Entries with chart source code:
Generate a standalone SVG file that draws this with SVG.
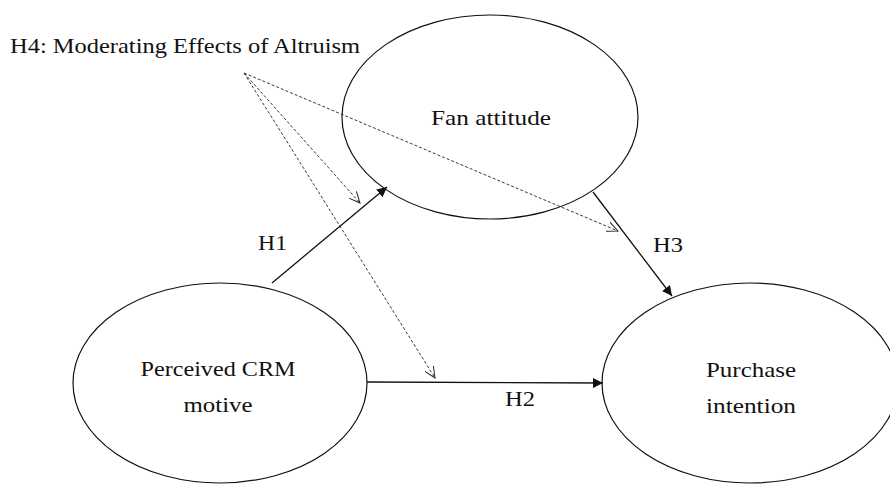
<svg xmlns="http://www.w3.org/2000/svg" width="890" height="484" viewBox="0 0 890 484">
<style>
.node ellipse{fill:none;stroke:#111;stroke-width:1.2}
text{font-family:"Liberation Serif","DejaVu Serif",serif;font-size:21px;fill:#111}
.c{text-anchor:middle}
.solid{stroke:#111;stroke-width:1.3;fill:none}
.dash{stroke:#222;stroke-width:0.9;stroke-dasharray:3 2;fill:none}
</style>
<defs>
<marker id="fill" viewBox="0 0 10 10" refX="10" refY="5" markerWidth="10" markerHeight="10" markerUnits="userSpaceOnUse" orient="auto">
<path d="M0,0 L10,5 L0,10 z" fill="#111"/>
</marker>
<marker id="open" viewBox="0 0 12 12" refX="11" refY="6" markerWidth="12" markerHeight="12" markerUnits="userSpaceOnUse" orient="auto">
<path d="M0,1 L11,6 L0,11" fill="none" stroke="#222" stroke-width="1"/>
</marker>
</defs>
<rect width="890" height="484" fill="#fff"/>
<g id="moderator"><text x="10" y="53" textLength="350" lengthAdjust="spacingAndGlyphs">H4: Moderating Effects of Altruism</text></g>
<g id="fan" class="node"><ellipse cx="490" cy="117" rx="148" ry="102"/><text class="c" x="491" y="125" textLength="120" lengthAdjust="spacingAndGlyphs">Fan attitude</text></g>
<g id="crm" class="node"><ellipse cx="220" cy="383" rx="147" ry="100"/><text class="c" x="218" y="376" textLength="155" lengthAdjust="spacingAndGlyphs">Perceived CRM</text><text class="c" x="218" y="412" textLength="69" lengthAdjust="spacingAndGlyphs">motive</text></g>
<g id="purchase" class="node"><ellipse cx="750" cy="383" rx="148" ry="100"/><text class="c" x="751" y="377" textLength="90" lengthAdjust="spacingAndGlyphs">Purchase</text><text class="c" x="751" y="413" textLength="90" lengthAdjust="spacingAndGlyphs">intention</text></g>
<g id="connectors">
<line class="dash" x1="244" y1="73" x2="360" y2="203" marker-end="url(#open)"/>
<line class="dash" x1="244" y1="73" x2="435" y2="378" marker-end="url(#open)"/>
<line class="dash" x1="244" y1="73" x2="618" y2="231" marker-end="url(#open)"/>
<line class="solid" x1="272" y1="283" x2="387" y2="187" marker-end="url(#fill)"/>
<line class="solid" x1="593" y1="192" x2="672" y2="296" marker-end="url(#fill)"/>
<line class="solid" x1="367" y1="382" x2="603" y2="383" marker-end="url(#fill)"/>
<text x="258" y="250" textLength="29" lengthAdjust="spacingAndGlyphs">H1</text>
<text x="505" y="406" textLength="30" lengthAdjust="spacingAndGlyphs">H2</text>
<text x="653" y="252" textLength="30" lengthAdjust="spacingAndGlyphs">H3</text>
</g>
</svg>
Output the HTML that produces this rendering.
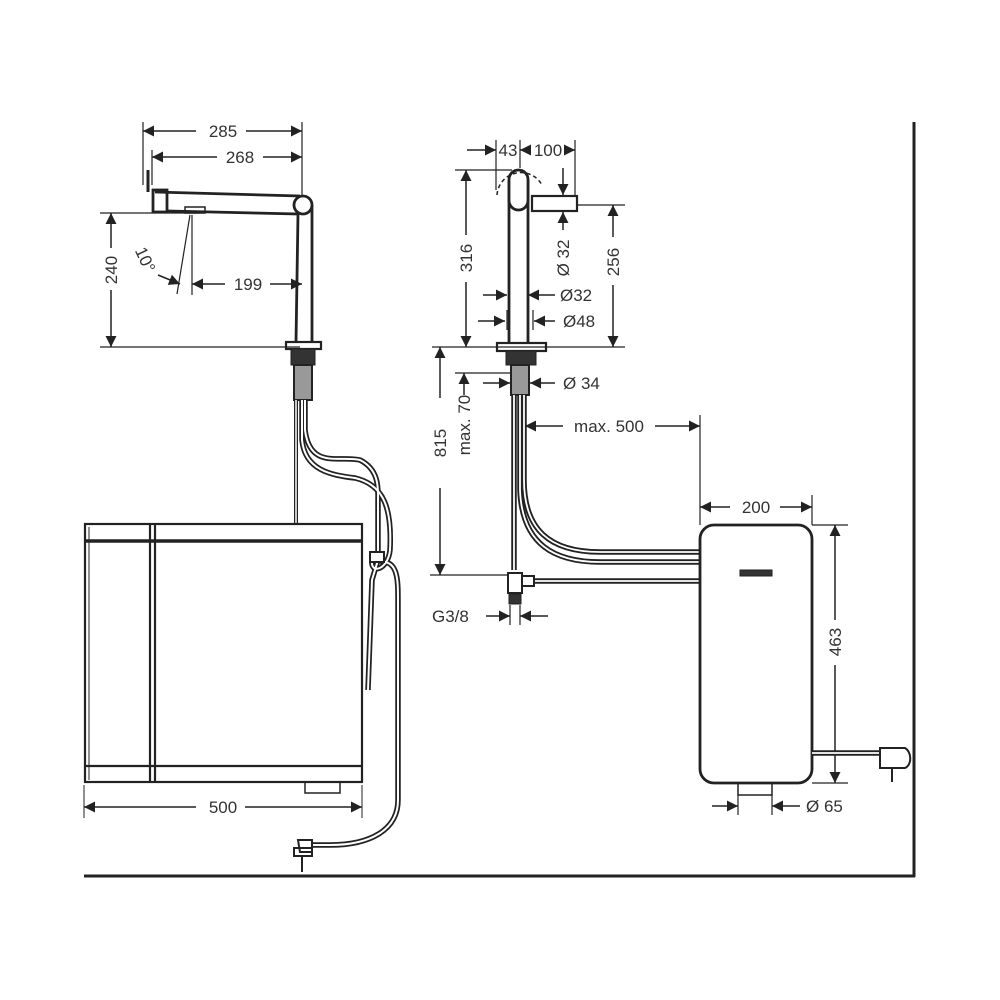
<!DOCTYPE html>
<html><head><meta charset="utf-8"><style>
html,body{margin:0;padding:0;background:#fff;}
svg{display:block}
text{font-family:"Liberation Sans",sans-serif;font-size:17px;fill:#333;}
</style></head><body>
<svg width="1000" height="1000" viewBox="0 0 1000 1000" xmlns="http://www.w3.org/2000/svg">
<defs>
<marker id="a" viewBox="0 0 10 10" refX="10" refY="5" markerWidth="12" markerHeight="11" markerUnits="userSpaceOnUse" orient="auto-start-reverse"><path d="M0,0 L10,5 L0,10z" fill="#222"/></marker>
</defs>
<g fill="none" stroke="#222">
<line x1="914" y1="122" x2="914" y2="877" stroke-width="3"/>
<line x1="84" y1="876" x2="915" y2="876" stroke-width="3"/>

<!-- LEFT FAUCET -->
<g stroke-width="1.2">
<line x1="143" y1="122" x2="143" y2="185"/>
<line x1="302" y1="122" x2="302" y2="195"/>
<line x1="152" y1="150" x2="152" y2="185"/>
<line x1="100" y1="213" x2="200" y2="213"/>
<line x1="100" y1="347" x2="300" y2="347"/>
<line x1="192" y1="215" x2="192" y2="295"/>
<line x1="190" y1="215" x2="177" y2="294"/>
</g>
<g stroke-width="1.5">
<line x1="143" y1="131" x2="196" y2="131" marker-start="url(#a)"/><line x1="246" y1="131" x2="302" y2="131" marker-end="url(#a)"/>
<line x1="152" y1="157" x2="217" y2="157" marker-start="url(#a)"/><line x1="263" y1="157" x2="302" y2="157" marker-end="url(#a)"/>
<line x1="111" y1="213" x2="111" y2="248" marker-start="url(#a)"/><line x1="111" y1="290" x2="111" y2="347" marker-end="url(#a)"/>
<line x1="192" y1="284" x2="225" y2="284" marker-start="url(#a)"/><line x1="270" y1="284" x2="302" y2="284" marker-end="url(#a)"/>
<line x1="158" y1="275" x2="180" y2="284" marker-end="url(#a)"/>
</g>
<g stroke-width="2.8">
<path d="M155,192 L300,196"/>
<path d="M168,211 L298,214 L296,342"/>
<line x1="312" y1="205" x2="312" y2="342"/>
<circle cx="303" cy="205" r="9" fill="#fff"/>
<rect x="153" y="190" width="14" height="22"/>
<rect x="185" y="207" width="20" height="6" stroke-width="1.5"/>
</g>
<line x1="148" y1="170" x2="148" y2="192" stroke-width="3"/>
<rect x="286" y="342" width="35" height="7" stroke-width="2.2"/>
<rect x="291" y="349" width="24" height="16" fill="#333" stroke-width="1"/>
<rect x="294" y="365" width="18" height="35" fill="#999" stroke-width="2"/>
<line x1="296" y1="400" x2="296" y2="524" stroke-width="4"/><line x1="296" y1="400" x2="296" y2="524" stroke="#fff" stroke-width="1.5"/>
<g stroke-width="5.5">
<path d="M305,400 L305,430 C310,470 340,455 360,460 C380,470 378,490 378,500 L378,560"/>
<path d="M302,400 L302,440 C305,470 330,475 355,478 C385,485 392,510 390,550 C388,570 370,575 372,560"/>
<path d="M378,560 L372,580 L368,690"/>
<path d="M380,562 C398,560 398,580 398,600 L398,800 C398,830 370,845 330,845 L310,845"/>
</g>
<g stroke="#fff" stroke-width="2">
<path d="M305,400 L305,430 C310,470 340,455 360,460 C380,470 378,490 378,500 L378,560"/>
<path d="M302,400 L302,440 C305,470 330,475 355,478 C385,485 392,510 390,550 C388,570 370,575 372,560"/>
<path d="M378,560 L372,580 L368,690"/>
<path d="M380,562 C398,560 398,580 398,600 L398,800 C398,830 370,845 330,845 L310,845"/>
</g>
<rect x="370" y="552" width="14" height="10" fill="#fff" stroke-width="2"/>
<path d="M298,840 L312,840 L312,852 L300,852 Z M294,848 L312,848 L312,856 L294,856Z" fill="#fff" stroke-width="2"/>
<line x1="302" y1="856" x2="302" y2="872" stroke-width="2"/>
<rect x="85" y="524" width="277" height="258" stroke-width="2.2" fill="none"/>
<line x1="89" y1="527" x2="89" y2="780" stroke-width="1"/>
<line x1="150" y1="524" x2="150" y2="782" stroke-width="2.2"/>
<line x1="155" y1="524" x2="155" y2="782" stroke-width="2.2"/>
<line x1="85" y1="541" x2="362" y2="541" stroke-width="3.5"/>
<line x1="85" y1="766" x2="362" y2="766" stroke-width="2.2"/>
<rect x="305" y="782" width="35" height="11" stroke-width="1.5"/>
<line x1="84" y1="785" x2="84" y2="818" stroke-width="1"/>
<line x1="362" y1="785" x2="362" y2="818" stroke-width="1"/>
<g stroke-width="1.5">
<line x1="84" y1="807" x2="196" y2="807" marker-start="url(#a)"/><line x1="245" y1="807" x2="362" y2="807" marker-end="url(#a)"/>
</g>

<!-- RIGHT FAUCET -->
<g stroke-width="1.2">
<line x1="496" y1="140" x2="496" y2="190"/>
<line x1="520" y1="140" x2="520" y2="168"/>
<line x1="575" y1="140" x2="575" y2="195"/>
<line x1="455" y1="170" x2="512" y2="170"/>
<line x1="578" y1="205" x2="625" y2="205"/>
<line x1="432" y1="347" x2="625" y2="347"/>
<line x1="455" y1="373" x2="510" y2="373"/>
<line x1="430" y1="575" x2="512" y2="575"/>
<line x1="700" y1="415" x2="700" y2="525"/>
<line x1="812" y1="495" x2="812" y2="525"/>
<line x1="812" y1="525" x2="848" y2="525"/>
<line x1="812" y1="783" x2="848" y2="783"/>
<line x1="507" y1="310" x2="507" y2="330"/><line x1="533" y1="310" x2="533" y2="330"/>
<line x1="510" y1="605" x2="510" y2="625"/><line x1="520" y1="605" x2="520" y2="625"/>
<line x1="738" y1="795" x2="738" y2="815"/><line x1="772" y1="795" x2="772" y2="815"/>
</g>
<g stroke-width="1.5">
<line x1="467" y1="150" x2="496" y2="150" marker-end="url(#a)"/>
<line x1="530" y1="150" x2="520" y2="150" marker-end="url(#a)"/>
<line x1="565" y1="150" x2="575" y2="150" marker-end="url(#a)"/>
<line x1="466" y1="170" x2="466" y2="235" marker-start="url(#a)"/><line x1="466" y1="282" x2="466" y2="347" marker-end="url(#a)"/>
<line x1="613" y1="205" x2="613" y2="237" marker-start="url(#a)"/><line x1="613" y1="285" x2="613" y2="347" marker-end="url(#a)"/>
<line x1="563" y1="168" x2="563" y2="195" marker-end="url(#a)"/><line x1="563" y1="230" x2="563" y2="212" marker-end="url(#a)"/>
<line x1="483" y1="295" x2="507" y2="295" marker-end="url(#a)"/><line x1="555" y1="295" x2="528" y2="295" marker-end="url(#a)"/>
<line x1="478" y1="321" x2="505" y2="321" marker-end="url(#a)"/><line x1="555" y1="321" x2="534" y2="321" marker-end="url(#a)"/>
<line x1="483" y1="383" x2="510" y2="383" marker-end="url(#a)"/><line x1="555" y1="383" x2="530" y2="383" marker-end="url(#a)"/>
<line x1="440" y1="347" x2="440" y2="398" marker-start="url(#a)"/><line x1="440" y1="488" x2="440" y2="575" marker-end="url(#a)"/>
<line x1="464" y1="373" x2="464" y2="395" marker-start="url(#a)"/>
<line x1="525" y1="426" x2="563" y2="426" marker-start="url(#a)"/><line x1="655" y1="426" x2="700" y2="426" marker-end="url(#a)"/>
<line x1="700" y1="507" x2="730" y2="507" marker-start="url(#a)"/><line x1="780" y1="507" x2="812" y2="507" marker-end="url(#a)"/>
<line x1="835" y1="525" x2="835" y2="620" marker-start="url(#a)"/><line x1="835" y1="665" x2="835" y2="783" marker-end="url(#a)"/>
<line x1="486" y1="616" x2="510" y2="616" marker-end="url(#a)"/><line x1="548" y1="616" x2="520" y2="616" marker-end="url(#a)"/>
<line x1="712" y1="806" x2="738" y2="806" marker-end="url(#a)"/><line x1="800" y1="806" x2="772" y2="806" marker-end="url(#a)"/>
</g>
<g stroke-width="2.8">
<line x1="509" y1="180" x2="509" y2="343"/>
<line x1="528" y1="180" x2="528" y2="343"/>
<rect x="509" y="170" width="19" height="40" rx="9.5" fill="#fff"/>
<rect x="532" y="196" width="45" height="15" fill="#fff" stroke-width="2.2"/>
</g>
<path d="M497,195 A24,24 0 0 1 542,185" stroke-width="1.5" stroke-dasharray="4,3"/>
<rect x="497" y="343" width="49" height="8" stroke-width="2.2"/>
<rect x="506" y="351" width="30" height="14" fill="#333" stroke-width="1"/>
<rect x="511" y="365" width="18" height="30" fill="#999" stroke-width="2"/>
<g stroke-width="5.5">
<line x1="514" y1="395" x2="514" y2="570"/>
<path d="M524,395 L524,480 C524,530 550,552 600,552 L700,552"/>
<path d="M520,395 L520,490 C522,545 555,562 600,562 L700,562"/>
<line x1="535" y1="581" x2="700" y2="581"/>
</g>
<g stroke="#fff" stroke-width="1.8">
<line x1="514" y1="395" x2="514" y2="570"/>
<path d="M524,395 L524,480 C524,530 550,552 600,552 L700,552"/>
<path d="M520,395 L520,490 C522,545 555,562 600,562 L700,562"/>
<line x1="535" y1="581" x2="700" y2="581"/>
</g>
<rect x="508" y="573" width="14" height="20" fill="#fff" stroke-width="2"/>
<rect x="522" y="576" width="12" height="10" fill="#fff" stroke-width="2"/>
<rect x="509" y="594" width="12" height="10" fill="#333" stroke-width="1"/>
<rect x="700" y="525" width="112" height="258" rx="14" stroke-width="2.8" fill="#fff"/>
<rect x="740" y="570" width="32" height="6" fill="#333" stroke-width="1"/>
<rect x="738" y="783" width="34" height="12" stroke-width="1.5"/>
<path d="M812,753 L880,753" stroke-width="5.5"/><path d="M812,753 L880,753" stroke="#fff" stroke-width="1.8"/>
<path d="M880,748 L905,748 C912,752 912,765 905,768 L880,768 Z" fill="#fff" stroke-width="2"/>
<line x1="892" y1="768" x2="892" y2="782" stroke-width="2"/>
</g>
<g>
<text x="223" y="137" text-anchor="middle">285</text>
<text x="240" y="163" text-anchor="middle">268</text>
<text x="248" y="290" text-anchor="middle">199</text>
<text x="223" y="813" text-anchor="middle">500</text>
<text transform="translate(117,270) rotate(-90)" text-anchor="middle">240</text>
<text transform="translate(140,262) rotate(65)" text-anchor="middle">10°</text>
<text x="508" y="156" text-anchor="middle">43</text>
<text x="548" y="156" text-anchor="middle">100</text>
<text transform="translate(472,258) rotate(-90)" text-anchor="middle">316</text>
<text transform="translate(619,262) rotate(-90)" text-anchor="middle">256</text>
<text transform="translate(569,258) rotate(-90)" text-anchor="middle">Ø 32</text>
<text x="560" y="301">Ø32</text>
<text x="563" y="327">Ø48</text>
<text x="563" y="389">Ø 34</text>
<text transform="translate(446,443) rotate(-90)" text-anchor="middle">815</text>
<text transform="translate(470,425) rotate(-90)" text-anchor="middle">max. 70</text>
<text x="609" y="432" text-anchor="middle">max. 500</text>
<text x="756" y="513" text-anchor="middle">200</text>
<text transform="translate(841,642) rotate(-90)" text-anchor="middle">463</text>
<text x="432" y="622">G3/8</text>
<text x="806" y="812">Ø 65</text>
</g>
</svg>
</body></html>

**WHAT IS REQUIRED**
Only the number is wanted: how many lines of the data contain the word "this"?

**WORKED ANSWER**
2